How to Survive Becoming an Empty Nester
Part 1: The Departure and Remaining Connected
Perhaps the real question is how will you get by without them there? It’s the ultimate inner conflict. We want our children to be strong, successful, and independent, but we want them to do it while being home with us. As a mother of three college students, I admit that I struggled emotionally with the departure of each child.

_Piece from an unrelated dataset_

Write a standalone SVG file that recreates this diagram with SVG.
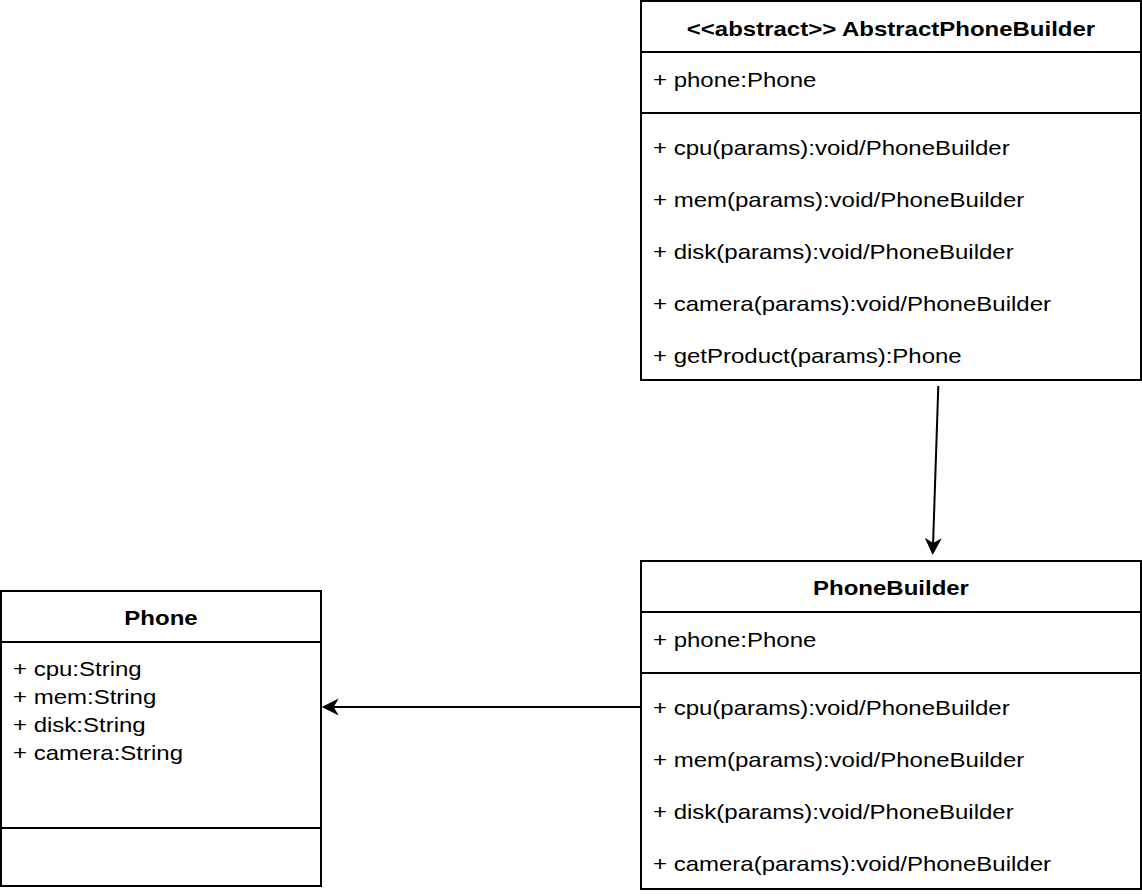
<svg xmlns="http://www.w3.org/2000/svg" width="1142" height="896" viewBox="0 0 1142 896">
<style>
.box{fill:#fff;stroke:#000;stroke-width:2}
.sep{stroke:#000;stroke-width:2;fill:none}
.t{font-family:"Liberation Sans",Arial,sans-serif;font-size:20px;fill:#000}
.b{font-weight:bold;text-anchor:middle}
.edge{stroke:#000;stroke-width:2;fill:none;marker-end:url(#arr)}
</style>
<defs>
<marker id="arr" markerUnits="userSpaceOnUse" viewBox="-18 -9 19 18" refX="-12" refY="0" markerWidth="19" markerHeight="18" orient="auto">
<path d="M0,0 L-17,-8.5 L-12,0 L-17,8.5 Z" fill="#000"/>
</marker>
</defs>
<rect width="1142" height="896" fill="#fff"/>
<g id="AbstractPhoneBuilder">
<rect class="box" x="641" y="1" width="500" height="379"/>
<line class="sep" x1="641" y1="52" x2="1141" y2="52"/>
<line class="sep" x1="641" y1="113" x2="1141" y2="113"/>
<text class="t b" transform="translate(891,36) scale(1.2,1)">&lt;&lt;abstract&gt;&gt; AbstractPhoneBuilder</text>
<text class="t" transform="translate(653,87) scale(1.2,1)">+ phone:Phone</text>
<text class="t" transform="translate(653,155) scale(1.2,1)">+ cpu(params):void/PhoneBuilder</text>
<text class="t" transform="translate(653,207) scale(1.2,1)">+ mem(params):void/PhoneBuilder</text>
<text class="t" transform="translate(653,259) scale(1.2,1)">+ disk(params):void/PhoneBuilder</text>
<text class="t" transform="translate(653,311) scale(1.2,1)">+ camera(params):void/PhoneBuilder</text>
<text class="t" transform="translate(653,363) scale(1.2,1)">+ getProduct(params):Phone</text>
</g>
<g id="PhoneBuilder">
<rect class="box" x="641" y="561" width="500" height="328"/>
<line class="sep" x1="641" y1="612" x2="1141" y2="612"/>
<line class="sep" x1="641" y1="673" x2="1141" y2="673"/>
<text class="t b" transform="translate(891,595) scale(1.2,1)">PhoneBuilder</text>
<text class="t" transform="translate(653,647) scale(1.2,1)">+ phone:Phone</text>
<text class="t" transform="translate(653,715) scale(1.2,1)">+ cpu(params):void/PhoneBuilder</text>
<text class="t" transform="translate(653,767) scale(1.2,1)">+ mem(params):void/PhoneBuilder</text>
<text class="t" transform="translate(653,819) scale(1.2,1)">+ disk(params):void/PhoneBuilder</text>
<text class="t" transform="translate(653,871) scale(1.2,1)">+ camera(params):void/PhoneBuilder</text>
</g>
<g id="Phone">
<rect class="box" x="1" y="591" width="320" height="295"/>
<line class="sep" x1="1" y1="642" x2="321" y2="642"/>
<line class="sep" x1="1" y1="828" x2="321" y2="828"/>
<text class="t b" transform="translate(161,625) scale(1.2,1)">Phone</text>
<text class="t" transform="translate(13,676) scale(1.2,1)">+ cpu:String</text>
<text class="t" transform="translate(13,704) scale(1.2,1)">+ mem:String</text>
<text class="t" transform="translate(13,732) scale(1.2,1)">+ disk:String</text>
<text class="t" transform="translate(13,760) scale(1.2,1)">+ camera:String</text>
</g>
<g id="connectors">
<line class="edge" x1="938.3" y1="386" x2="933.1" y2="543"/>
<line class="edge" x1="641" y1="707" x2="333.7" y2="707"/>
</g>
</svg>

Acknowledge and Accept Your Feelings
Dealing with the separation starts with acknowledging and accepting your feelings. Know that you are going to miss them. Know that you are going to be sad that they are not there at times. Accept that this may be a difficult time for you, but also know that it is perfectly okay to feel this way. They are your children! When my first child left for college, it was extremely difficult for me. My family and friends can certainly attest that I was emotional! I would have days where I had a strong desire to walk into my daughter’s very clean and un-touched room, pull all the remaining clothes out of her closet and spread them all over her floor. I wanted things to return to “normal.” But she was gone, starting a new adventure in college, while I was home missing her.
Over the next three years, my two sons each graduated and headed off to college as well. Although I knew more of what to expect, it was still just as difficult. I missed them terribly. This left my husband and I living alone for the first time in twenty one years. Wow, was that a big change! With each child’s departure, I came to realize that just because they were not in our home, didn’t mean they didn’t need us just as much. Of course, I still miss them today. However, I am also equally excited to celebrate the successes of their new adventure, while also being their voice of experience as they run up against new challenges. They might not always be in my home, but our connection is still as strong.

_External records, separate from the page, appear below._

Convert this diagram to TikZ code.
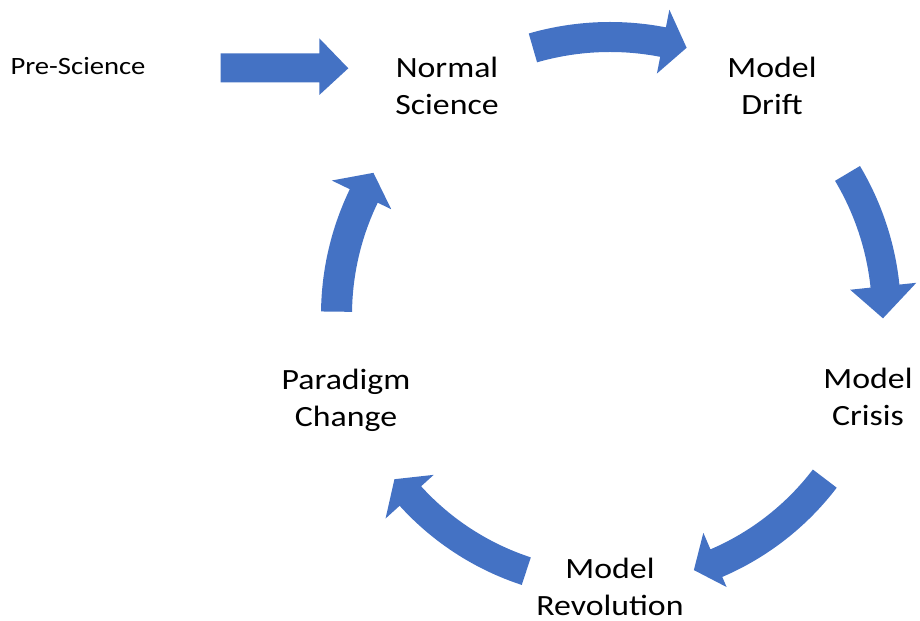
\documentclass[tikz,border=0pt]{standalone}
\usepackage{fontspec}
\setmainfont[FakeStretch=1.15]{Carlito}
\definecolor{officeblue}{HTML}{4472C4}
\tikzset{
  arrowfill/.style={fill=officeblue},
  biglabel/.style={inner sep=0pt, align=center, font=\fontsize{29.5}{37}\selectfont, text=black},
  smalllabel/.style={inner sep=0pt, font=\fontsize{25}{30}\selectfont, text=black}
}
% #1 tail angle, #2 shaft end angle, #3 tip angle, #4 inner r, #5 outer r, #6 barb in r, #7 barb out r, #8 tip r
\newcommand\bentarrow[8]{%
  \fill[arrowfill] ([shift={(#1:#5)}]ctr) arc[start angle=#1, end angle=#2, radius=#5 bp]
    -- ([shift={(#2:#7)}]ctr) -- ([shift={(#3:#8)}]ctr) -- ([shift={(#2:#6)}]ctr)
    -- ([shift={(#2:#4)}]ctr) arc[start angle=#2, end angle=#1, radius=#4 bp] -- cycle;}
\begin{document}
\begin{tikzpicture}[x=1bp,y=1bp]
\useasboundingbox (0,0) rectangle (920,621);
\coordinate (ctr) at (610,306);
% labels
\node[smalllabel, anchor=base] (pre) at (78,546.7) {Pre-Science};
\node[biglabel] (normal) at (447,535.5) {Normal\\Science};
\node[biglabel] (drift) at (772,535) {Model\\Drift};
\node[biglabel] (crisis) at (868,224) {Model\\Crisis};
\node[biglabel] (paradigm) at (346,221) {Paradigm\\Change};
\node[biglabel] (revolution) at (610,34) {Model\\Revolution};
% straight arrow
\fill[arrowfill] (220.7,567.7) -- (319.3,567.7) -- (319.3,582.7) -- (348.3,552.7)
  -- (319.3,526) -- (319.3,538.7) -- (220.7,538.7) -- cycle;
% curved arrows
\bentarrow{106.1}{79}{74}{263}{293}{246}{311}{278}
\bentarrow{30.8}{6}{-0.7}{262}{291}{241.5}{308}{273}
\bentarrow{-37.3}{-66.8}{-71.8}{255}{285}{237}{296}{268.5}
\bentarrow{-108.1}{-137.8}{-142.7}{255}{284}{238}{303}{271}
\bentarrow{179.3}{154.2}{149}{258}{289}{243}{309}{276}
\end{tikzpicture}
\end{document}
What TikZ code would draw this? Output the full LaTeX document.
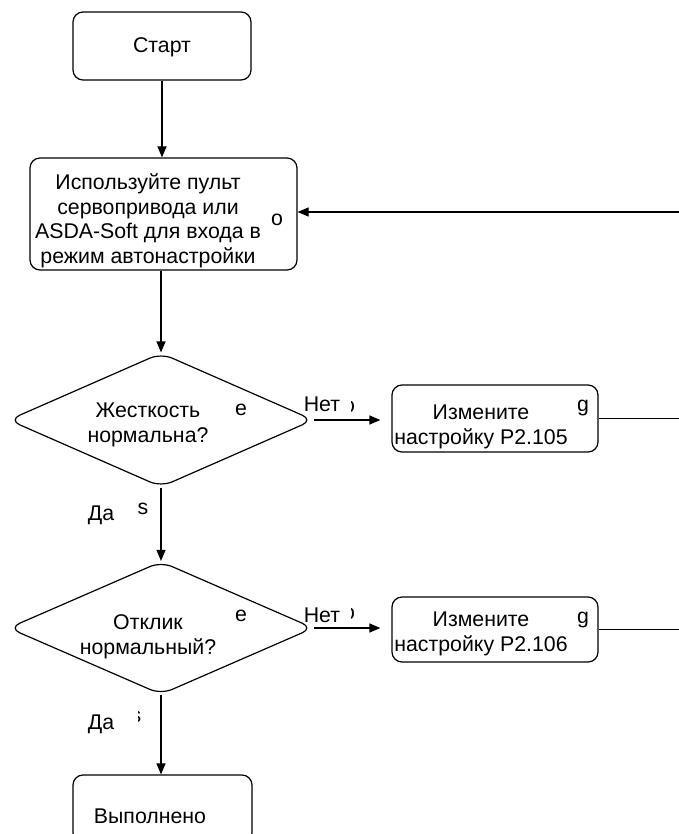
\documentclass[tikz,border=0pt]{standalone}
\usepackage{fontspec}
\setmainfont{Liberation Sans}
\usetikzlibrary{shapes.geometric,arrows.meta}

\tikzset{
	block/.style={draw,line width=1.2pt,rounded corners=10pt,inner sep=0pt},
	decision/.style={draw,line width=1.2pt,diamond,rounded corners=12pt,inner sep=0pt,aspect=2.25,minimum width=305pt,minimum height=134pt},
	txt/.style={align=center,inner sep=0pt,font=\fontsize{21.3}{24.5}\selectfont},
	flow/.style={line width=1.2pt,-{Triangle[length=11pt,width=9pt]}},
	link/.style={line width=1.2pt}
}

\begin{document}
\begin{tikzpicture}[x=1pt,y=-1pt]

	\useasboundingbox (0,0) rectangle (678,834);

	% blocks
	\node[block,minimum width=178pt,minimum height=68pt] (start) at (162,46) {};
	\node[block,minimum width=267pt,minimum height=112pt] (tune) at (163.5,214) {};
	\node[decision] (stiff) at (161,420) {};
	\node[block,minimum width=206pt,minimum height=67pt] (setA) at (495,418.5) {};
	\node[decision,minimum height=133pt] (resp) at (161,628) {};
	\node[block,minimum width=206pt,minimum height=65pt] (setB) at (495,629.5) {};
	\node[block,minimum width=179pt,minimum height=68pt] (done) at (162.5,809) {};

	% texts
	\node[txt] (startlbl) at (162,47) {Старт};
	\node[txt] (tunelbl) at (148,221) {Используйте пульт\\сервопривода или\\ASDA-Soft для входа в\\режим автонастройки};
	\node[txt] (stifflbl) at (148,425) {Жесткость\\нормальна?};
	\node[txt] (setAlbl) at (481,427) {Измените\\настройку P2.105};
	\node[txt] (resplbl) at (148,637) {Отклик\\нормальный?};
	\node[txt] (setBlbl) at (481,634) {Измените\\настройку P2.106};
	\node[txt] (donelbl) at (150,816) {Выполнено};

	% stray letters
	\node[txt] (strayO) at (277,220) {o};
	\node[txt] (strayE1) at (241,410) {e};
	\node[txt] (strayE2) at (241,616) {e};
	\node[txt] (strayG1) at (583,408) {g};
	\node[txt] (strayG2) at (583,620) {g};
	\node[txt] (strayS1) at (143,509) {s};
	\begin{scope}
		\clip (351,395) rectangle (364,420);
		\node[txt] (strayC1) at (349,407) {o};
	\end{scope}
	\begin{scope}
		\clip (351,602) rectangle (364,627);
		\node[txt] (strayC2) at (349,614) {o};
	\end{scope}
	\begin{scope}
		\clip (138,705) rectangle (150,730);
		\node[txt] (strayS2) at (136,717) {s};
	\end{scope}

	% branch labels
	\node[txt] (noA) at (322,404) {Нет};
	\node[txt] (noB) at (322,615) {Нет};
	\node[txt] (yesA) at (101,515) {Да};
	\node[txt] (yesB) at (101,724) {Да};

	% free ends at the right edge
	\coordinate (back) at (700,212);
	\coordinate (outA) at (700,418.5);
	\coordinate (outB) at (700,629.5);

	% connectors
	\draw[flow] (start.south) -- (start.south |- tune.north);
	\draw[flow] (stiff.north |- tune.south) -- (stiff.north);
	\draw[flow] (stiff.south) -- (resp.north);
	\draw[flow] (resp.south) -- (resp.south |- done.north);
	\draw[flow,shorten >=11pt] (stiff.east) -- (stiff.east -| setA.west);
	\draw[flow,shorten >=11pt] (resp.east) -- (resp.east -| setB.west);
	\draw[link] (setA.east) -- (outA);
	\draw[link] (setB.east) -- (outB);
	\draw[flow] (back) -- (back -| tune.east);

\end{tikzpicture}
\end{document}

Great news! We have the ability to stay connected with our children, whether they are in another state, an hour down the road, or in the next room. Those family chats you used to have at home can now continue via FaceTime, family group text, and even snapchat (my favorite.)
The trick is finding the balance between being connected and being a stalker. Make sure that you respect the fact that they are starting a new life, separate from their parents, and that this is going to take time and energy on their part. Your child will be making new friends and finding their way. They will not be able to text or call every day, nor would you want them to. Try to avoid guilting them into continually connecting with you. Follow their lead and allow them the space they need to grow and mature as the young adults that you have raised them to be. Although it is tough, you will have to come to terms with the fact that you will not know what they are doing at all hours of the day or night. This isn’t high school anymore. Turn your tracking devices off, take a deep breath, and acknowledge that you no longer have complete control over how your child chooses to spend their time. You have done your job as a parent and now it is time for them to make their own mistakes and find their own way.
Make Plans to See Them
Even if it is a month or two down the road, make concrete plans to see your kid. Pick a weekend, book your plane ticket, and make hotel reservations. Having definite plans will give you something to look forward to and may even make their departure a tiny bit less painful. Your child may play it off, but those visits will be as important to them as they are to you.

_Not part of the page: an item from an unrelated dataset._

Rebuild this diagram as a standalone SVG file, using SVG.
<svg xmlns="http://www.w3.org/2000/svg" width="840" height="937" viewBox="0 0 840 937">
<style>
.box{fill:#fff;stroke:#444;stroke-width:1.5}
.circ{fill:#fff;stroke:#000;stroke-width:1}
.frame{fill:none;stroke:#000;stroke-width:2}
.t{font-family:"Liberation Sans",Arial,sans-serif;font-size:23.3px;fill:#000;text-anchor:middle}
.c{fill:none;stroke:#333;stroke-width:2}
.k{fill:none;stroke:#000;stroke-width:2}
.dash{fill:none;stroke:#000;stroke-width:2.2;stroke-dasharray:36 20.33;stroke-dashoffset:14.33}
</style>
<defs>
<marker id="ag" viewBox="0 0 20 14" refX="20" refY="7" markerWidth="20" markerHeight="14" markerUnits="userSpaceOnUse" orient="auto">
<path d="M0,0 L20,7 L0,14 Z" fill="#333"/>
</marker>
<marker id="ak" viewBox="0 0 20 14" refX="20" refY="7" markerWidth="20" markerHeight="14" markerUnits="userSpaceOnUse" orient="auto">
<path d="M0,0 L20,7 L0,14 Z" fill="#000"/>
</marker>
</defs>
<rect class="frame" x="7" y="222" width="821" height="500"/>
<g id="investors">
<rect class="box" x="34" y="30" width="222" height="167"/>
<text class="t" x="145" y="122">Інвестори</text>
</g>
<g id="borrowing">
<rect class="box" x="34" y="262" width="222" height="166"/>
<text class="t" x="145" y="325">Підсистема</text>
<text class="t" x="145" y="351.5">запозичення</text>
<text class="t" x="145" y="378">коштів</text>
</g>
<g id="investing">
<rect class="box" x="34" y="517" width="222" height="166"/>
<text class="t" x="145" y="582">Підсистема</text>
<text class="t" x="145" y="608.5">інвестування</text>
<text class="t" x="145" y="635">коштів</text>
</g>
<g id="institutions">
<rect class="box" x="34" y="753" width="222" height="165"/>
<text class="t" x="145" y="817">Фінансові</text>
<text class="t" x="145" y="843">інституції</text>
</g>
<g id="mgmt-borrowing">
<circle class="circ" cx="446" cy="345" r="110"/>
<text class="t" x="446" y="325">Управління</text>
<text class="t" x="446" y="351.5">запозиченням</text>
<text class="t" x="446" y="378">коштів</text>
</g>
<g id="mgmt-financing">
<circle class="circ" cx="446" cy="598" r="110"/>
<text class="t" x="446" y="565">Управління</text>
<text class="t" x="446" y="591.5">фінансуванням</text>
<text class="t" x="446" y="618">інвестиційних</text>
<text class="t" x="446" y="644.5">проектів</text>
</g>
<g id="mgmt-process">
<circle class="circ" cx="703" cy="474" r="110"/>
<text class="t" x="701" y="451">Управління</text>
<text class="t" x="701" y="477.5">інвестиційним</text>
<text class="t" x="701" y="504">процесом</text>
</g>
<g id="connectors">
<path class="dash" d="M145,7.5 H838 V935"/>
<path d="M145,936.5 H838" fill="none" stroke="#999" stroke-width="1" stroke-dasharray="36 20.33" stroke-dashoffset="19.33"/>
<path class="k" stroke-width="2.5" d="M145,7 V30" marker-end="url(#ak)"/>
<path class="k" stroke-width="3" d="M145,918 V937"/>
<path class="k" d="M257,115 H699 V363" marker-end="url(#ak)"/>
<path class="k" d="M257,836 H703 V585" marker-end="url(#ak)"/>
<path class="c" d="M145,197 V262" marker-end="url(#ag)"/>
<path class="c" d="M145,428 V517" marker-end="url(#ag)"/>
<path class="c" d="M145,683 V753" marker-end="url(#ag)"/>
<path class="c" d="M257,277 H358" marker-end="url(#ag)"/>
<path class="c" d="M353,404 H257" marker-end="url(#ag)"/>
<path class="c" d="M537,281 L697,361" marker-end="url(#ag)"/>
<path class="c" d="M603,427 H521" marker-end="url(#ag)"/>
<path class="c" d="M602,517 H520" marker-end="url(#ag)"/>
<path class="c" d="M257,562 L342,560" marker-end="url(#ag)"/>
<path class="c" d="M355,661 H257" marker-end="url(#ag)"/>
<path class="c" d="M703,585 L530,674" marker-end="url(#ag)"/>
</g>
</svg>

Having your child move out of the family home can be a very trying time in a parent’s life. Each time you see them, whether it is for the weekend, home for the holidays, or home for summer… you will have to experience another good-bye. There’s hope; it gets easier (not easy, just easier). Find ways to celebrate this new chapter in your child’s life. Enjoy watching them grow, learn, make new friends, and form more mature relationships. Revel in the fact that they have the courage to meet life’s new challenges head on.
As you do all these things with your child in mind, begin to do one other thing: think about yourself again. Shift your focus from surviving to thriving in the empty nest.